When children are active, parents always dread the accidents that seem inevitable. When they do happen, knowing how to handle it can mean the difference between saving or losing your child’s tooth. Parents should always be prepared for any kind of emergency that can happen whether through a sports activity or simply by your child being their usual active self.
In order to be prepared, the WDA offers the following tips for how to handle some common dental emergencies:
- Knocked-out tooth – It is important to retrieve a knocked out tooth, hold it by its crown, and rinse off the root of the tooth if it’s dirty. Do not touch the root; the root is usually darker than the crown. Do not scrub it or remove any attached tissue fragments. If possible, put the tooth back in its socket. The mouth is usually numb after that kind of trauma, so it will not hurt to put the tooth back into the socket. It is the safest place to transport the tooth, even if the dentist has to remove it and replace it again. If that isn’t possible or the child is too young to keep it there, put the tooth in a container with cold milk or cold water (not contact lens saline solution as this is NOT a good transport medium) and contact your dentist immediately.
- Broken tooth – Rinse the child’s mouth with warm water to keep the area clean. Use cold compresses on the area to keep the swelling down and get the child to the dentist’s office quickly. Bring the tooth fragment with you.
- Bitten lip or tongue – Clean the area gently with a cloth and then apply cold compresses to reduce the swelling. If the bleeding doesn’t stop, take your child to a hospital emergency room immediately.
- Objects caught between the teeth – Try to gently remove the object with dental floss and avoid cutting the gums. Do not use a sharp instrument. If you are not successful in removing the object, take the child to the dentist.
It also is wise to know ahead of time what arrangements your child’s dentist has for handling emergencies that occur outside of office hours. Does the dentist have an answering service or paging service? Many dentists arrange for a colleague or a referral source to aid their patients when they themselves are unavailable.
Do you play football, basketball or mountain bike? How about skateboarding, soccer or volleyball? Maybe you do gymnastics or are part of a softball league. No matter what sport you’re involved in, there’s always a risk of injury.
A properly fitted mouthguard, or mouth protector, is an important piece of athletic gear. Many experts recommend that everyone – from children to adults – wear a mouthguard during any recreational activity that might pose a risk of injury to the mouth.
A mouth protector generally covers only the upper teeth. Some athletes, though, like those who wear braces or those with a protruding jaw may need a protector for the lower teeth, too.
A properly fitted mouth protector will stay in place while you are wearing it, making it easy for you to talk and breathe. There are three types of mouth protectors:
- boil and bite
Stock mouth protectors are inexpensive and come pre-formed, ready to wear. You can buy one at most sporting goods stores, pop it in your mouth and hit the field. Unfortunately, they don’t always fit very well. They can be bulky and can make breathing and talking to your teammates difficult.

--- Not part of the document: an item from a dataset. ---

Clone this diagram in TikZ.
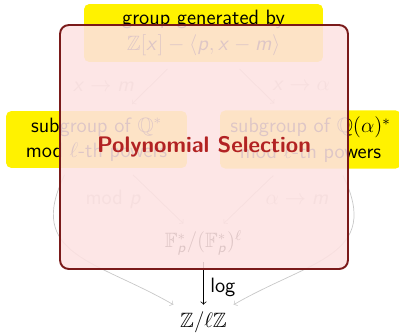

Boil and bite mouth protectors also can be bought at most sporting goods stores and may offer a better fit than stock mouth protectors. They should be softened in water, then inserted and allowed to adapt to the shape of your mouth. To make sure you get a proper fit, you may want to ask your dentist to help you.

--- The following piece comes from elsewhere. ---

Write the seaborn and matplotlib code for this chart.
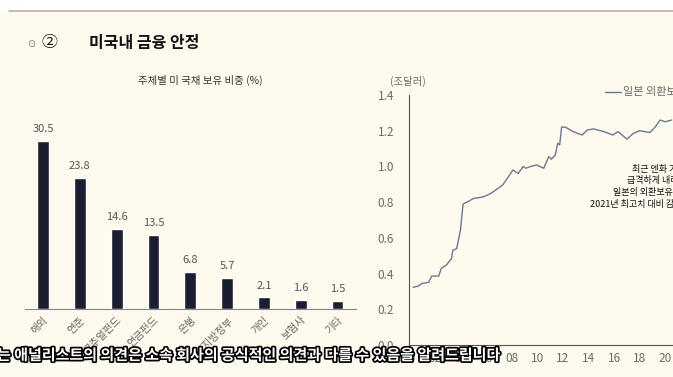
import matplotlib
matplotlib.use("Agg")
import matplotlib.pyplot as plt
import matplotlib.patheffects as pe
from matplotlib.patches import Rectangle
from matplotlib.lines import Line2D
import numpy as np
import pandas as pd
import seaborn as sns

# 주체별 미 국채 보유 비중 (%)
holders = ["해외", "연준", "뮤추얼펀드", "연금펀드", "은행", "주/지방정부", "개인", "보험사", "기타"]
shares = [30.5, 23.8, 14.6, 13.5, 6.8, 5.7, 2.1, 1.6, 1.5]

# 일본 외환보유액 (조달러)
fx_years = [2000.3, 2000.7, 2001.0, 2001.5, 2001.75, 2002.3, 2002.5, 2002.9, 2003.3, 2003.4,
            2003.7, 2004.0, 2004.2, 2004.5, 2005.0, 2005.8, 2006.4, 2007.3, 2008.1, 2008.5,
            2008.9, 2009.1, 2009.5, 2009.95, 2010.5, 2010.9, 2011.1, 2011.4, 2011.6, 2011.75,
            2011.9, 2012.2, 2012.8, 2013.5, 2013.9, 2014.4, 2015.2, 2015.9, 2016.3, 2017.0,
            2017.5, 2018.0, 2018.8, 2019.2, 2019.6, 2020.0, 2020.5]
fx_reserves = [0.323, 0.33, 0.345, 0.35, 0.386, 0.386, 0.43, 0.448, 0.485, 0.53,
               0.54, 0.644, 0.79, 0.80, 0.82, 0.83, 0.85, 0.896, 0.98, 0.96,
               1.0, 0.99, 1.0, 1.008, 0.99, 1.055, 1.04, 1.064, 1.13, 1.12,
               1.22, 1.22, 1.195, 1.176, 1.204, 1.21, 1.195, 1.176, 1.195, 1.153,
               1.185, 1.2, 1.19, 1.22, 1.26, 1.25, 1.26]
year_ticks = list(range(2000, 2023, 2))
note_lines = ["최근 엔화 가치가", "급격하게 내려가면서", "일본의 외환보유액도", "2021년 최고치 대비 감소"]

sns.set_style("white")
plt.rcParams["font.family"] = ["Noto Sans CJK KR", "DejaVu Sans"]

W, H = 673, 377
bg = "#fffaee"
navy = "#1b1d30"
grey = "#6a6a6a"

fig = plt.figure(figsize=(W / 100, H / 100), dpi=100, facecolor=bg)

def fx(px):
    return px / W

def fy(py):
    return 1 - py / H

# top white strip and rule
fig.patches.append(Rectangle((0, fy(11)), 1, 11 / H, transform=fig.transFigure,
                             facecolor="white", edgecolor="none", zorder=0))
fig.lines.append(Line2D([fx(9), 1], [fy(11), fy(11)], transform=fig.transFigure,
                        color="#b8b3aa", lw=1.2))

# heading
fig.text(fx(31), fy(44), "⊙", fontsize=7, color="#777", ha="center", va="center",
         family=["DejaVu Sans"])
fig.text(fx(49), fy(43), "②", fontsize=11.5, color="#111", ha="center", va="center")
fig.text(fx(89), fy(43), "미국내 금융 안정", fontsize=11.5, fontweight="bold",
         color="#111", ha="left", va="center")

# ---- left: bar chart ----
ax1 = fig.add_axes([fx(24.6), fy(309), fx(331.3), (309 - 100) / H])
ax1.set_facecolor("none")
df = pd.DataFrame({"holder": holders, "share": shares})
sns.barplot(data=df, x="holder", y="share", color=navy, width=0.32, saturation=1, ax=ax1)
ax1.bar_label(ax1.containers[0], labels=[f"{v:.1f}" for v in shares], padding=5,
              fontsize=8, color="#555", fontweight="light")
ax1.set_xlim(-0.5, len(holders) - 0.5)
ax1.set_ylim(0, 38)
ax1.set_xlabel("")
ax1.set_ylabel("")
ax1.set_yticks([])
for s in ["top", "right", "left"]:
    ax1.spines[s].set_visible(False)
ax1.spines["bottom"].set_color("#888")
ax1.spines["bottom"].set_linewidth(0.8)
ax1.set_xticks(np.arange(len(holders)))
ax1.set_xticklabels(holders, rotation=45, ha="right", rotation_mode="anchor",
                    fontsize=7.5, color="#666", fontweight="light")
ax1.tick_params(axis="x", which="major", length=0, pad=4)
ax1.set_xticks(np.arange(-0.5, len(holders)), minor=True)
ax1.tick_params(axis="x", which="minor", length=3, width=0.7, color="#888", direction="out")
fig.text(fx(200), fy(80), "주체별 미 국채 보유 비중 (%)", fontsize=7.5, color="#333",
         ha="center", va="center")

# ---- right: line chart ----
ax2 = fig.add_axes([fx(409.3), fy(345), fx(23 * 12.8), 250 / H])
ax2.set_facecolor("none")
sns.lineplot(x=fx_years, y=fx_reserves, color="#6b7891", lw=1.0, ax=ax2)
ax2.set_xlim(2000, 2023)
ax2.set_ylim(0, 1.4)
ax2.set_yticks(np.arange(0, 1.41, 0.2))
ax2.set_yticklabels([f"{v:.1f}" for v in np.arange(0, 1.41, 0.2)], fontsize=8.5,
                    color=grey, fontweight="light")
ax2.set_xticks(year_ticks)
ax2.set_xticklabels([f"{y % 100:02d}" for y in year_ticks], fontsize=8.5, color=grey,
                    fontweight="light")
ax2.tick_params(axis="y", length=6, width=0.7, color="#555", direction="inout", pad=8)
ax2.tick_params(axis="x", length=3, width=0.7, color="#555", direction="in", pad=5)
for s in ["top", "right"]:
    ax2.spines[s].set_visible(False)
for s in ["left", "bottom"]:
    ax2.spines[s].set_color("#555")
    ax2.spines[s].set_linewidth(0.8)
ax2.set_xlabel("")
ax2.set_ylabel("")
fig.text(fx(390), fy(81), "(조달러)", fontsize=7.5, color=grey, ha="left", va="center",
         fontweight="light")

# legend
fig.lines.append(Line2D([fx(605), fx(621)], [fy(92), fy(92)], transform=fig.transFigure,
                        color="#6b7891", lw=1.0))
fig.text(fx(623), fy(92), "일본 외환보유액", fontsize=8, color=grey, ha="left", va="center",
         fontweight="light")

# note
note_x = [632, 627, 613, 590]
note_y = [170, 181, 192, 204]
for t, x, y in zip(note_lines, note_x, note_y):
    fig.text(fx(x), fy(y), t, fontsize=6.5, color="#111", ha="left", va="center")

# subtitle overlay
fig.text(fx(-3), fy(355), "는 애널리스트의 의견은 소속 회사의 공식적인 의견과 다를 수 있음을 알려드립니다",
         fontsize=10.8, fontweight="heavy", color="white", ha="left", va="center",
         path_effects=[pe.withStroke(linewidth=2.5, foreground="black")], zorder=10)

fig.savefig("out.png", dpi=100, facecolor=bg)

Your dentist makes custom-fitted mouth protectors. They cost more than the other versions, but because they are custom-made, they offer a better fit than anything you can buy off the shelf. Athletes who have braces, dental implants or fixed bridgework especially should consider custom-fitted mouth protectors.
Caring for mouthguards
- Rinse with cold water or with an antiseptic mouth rinse before and after each use.
Clean with a toothbrush and antibacterial hand soap after each use.

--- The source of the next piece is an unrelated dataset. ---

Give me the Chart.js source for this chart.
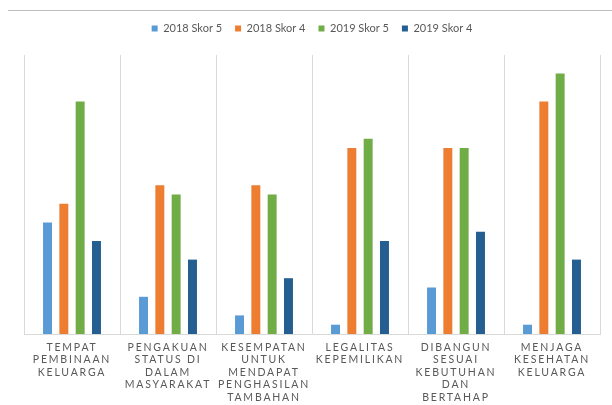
<!DOCTYPE html>
<html>
<head>
<meta charset="utf-8">
<title>Skor 2018 - 2019</title>
<script src="https://cdn.jsdelivr.net/npm/chart.js@4/dist/chart.umd.min.js"></script>
<style>
  body { margin: 0; background: #fff; }
  #wrap { position: relative; width: 612px; height: 405px; }
  #topLine { position: absolute; z-index: 2; left: 8px; top: 10px; width: 604px; height: 0; border-top: 1px solid #bfbfbf; }
</style>
</head>
<body>
<div id="wrap">
  <canvas id="skorChart"></canvas>
  <div id="topLine"></div>
</div>
<script>
// Data
const categories = [
  ['TEMPAT', 'PEMBINAAN', 'KELUARGA'],
  ['PENGAKUAN', 'STATUS DI', 'DALAM', 'MASYARAKAT'],
  ['KESEMPATAN', 'UNTUK', 'MENDAPAT', 'PENGHASILAN', 'TAMBAHAN'],
  ['LEGALITAS', 'KEPEMILIKAN'],
  ['DIBANGUN', 'SESUAI', 'KEBUTUHAN', 'DAN', 'BERTAHAP'],
  ['MENJAGA', 'KESEHATAN', 'KELUARGA']
];
const skor5_2018 = [12, 4, 2, 1, 5, 1];
const skor4_2018 = [14, 16, 16, 20, 20, 25];
const skor5_2019 = [25, 15, 15, 21, 20, 28];
const skor4_2019 = [10, 8, 6, 10, 11, 8];

const textColor = '#595959';
const gridColor = '#d9d9d9';

// Category axis that draws its labels with wider letter spacing
class SpacedCategoryScale extends Chart.CategoryScale {
  drawLabels(chartArea) {
    const ctx = this.ctx;
    ctx.save();
    ctx.letterSpacing = '1.8px';
    super.drawLabels(chartArea);
    ctx.restore();
  }
}
SpacedCategoryScale.id = 'spacedCategory';
SpacedCategoryScale.defaults = Chart.CategoryScale.defaults;
Chart.register(SpacedCategoryScale);

// Extra room under the legend
const legendGap = {
  id: 'legendGap',
  beforeInit(chart) {
    const originalFit = chart.legend.fit;
    chart.legend.fit = function fit() {
      originalFit.bind(chart.legend)();
      this.height += 11;
    };
  }
};

Chart.defaults.font.family = 'Lato, "Open Sans", sans-serif';
Chart.defaults.color = textColor;

const ctx = document.getElementById('skorChart').getContext('2d');
new Chart(ctx, {
  type: 'bar',
  data: {
    labels: categories,
    datasets: [
      { label: '2018 Skor 5', data: skor5_2018, backgroundColor: '#5b9bd5' },
      { label: '2018 Skor 4', data: skor4_2018, backgroundColor: '#ed7d31' },
      { label: '2019 Skor 5', data: skor5_2019, backgroundColor: '#70ad47' },
      { label: '2019 Skor 4', data: skor4_2019, backgroundColor: '#255e91' }
    ]
  },
  plugins: [legendGap],
  options: {
    responsive: true,
    maintainAspectRatio: false,
    animation: false,
    categoryPercentage: 0.68,
    barPercentage: 0.55,
    layout: {
      padding: { left: 24, right: 12, top: 10, bottom: -6 }
    },
    plugins: {
      legend: {
        position: 'top',
        labels: {
          boxWidth: 6,
          boxHeight: 6,
          padding: 13,
          color: textColor,
          font: { size: 11 }
        }
      },
      tooltip: { enabled: false }
    },
    scales: {
      x: {
        type: 'spacedCategory',
        grid: {
          color: gridColor,
          drawTicks: false
        },
        border: { color: gridColor },
        ticks: {
          color: textColor,
          font: { size: 10.5 },
          padding: 7,
          maxRotation: 0,
          autoSkip: false
        }
      },
      y: {
        display: false,
        min: 0,
        max: 30
      }
    }
  }
});
</script>
</body>
</html>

- When not being used, place the mouthguard in a firm, perforated container. This permits air circulation and helps prevent damage.
- Avoid high temperatures, such as hot water, hot surfaces or direct sunlight, which can distort the mouthguard.
- Check for tears, holes and a snug fit. Mouthguards that are torn or in bad shape can be uncomfortable and provide less protection.
- Get regular dental checkups and bring your mouthguard along, so the dentist can make sure it’s still in good condition.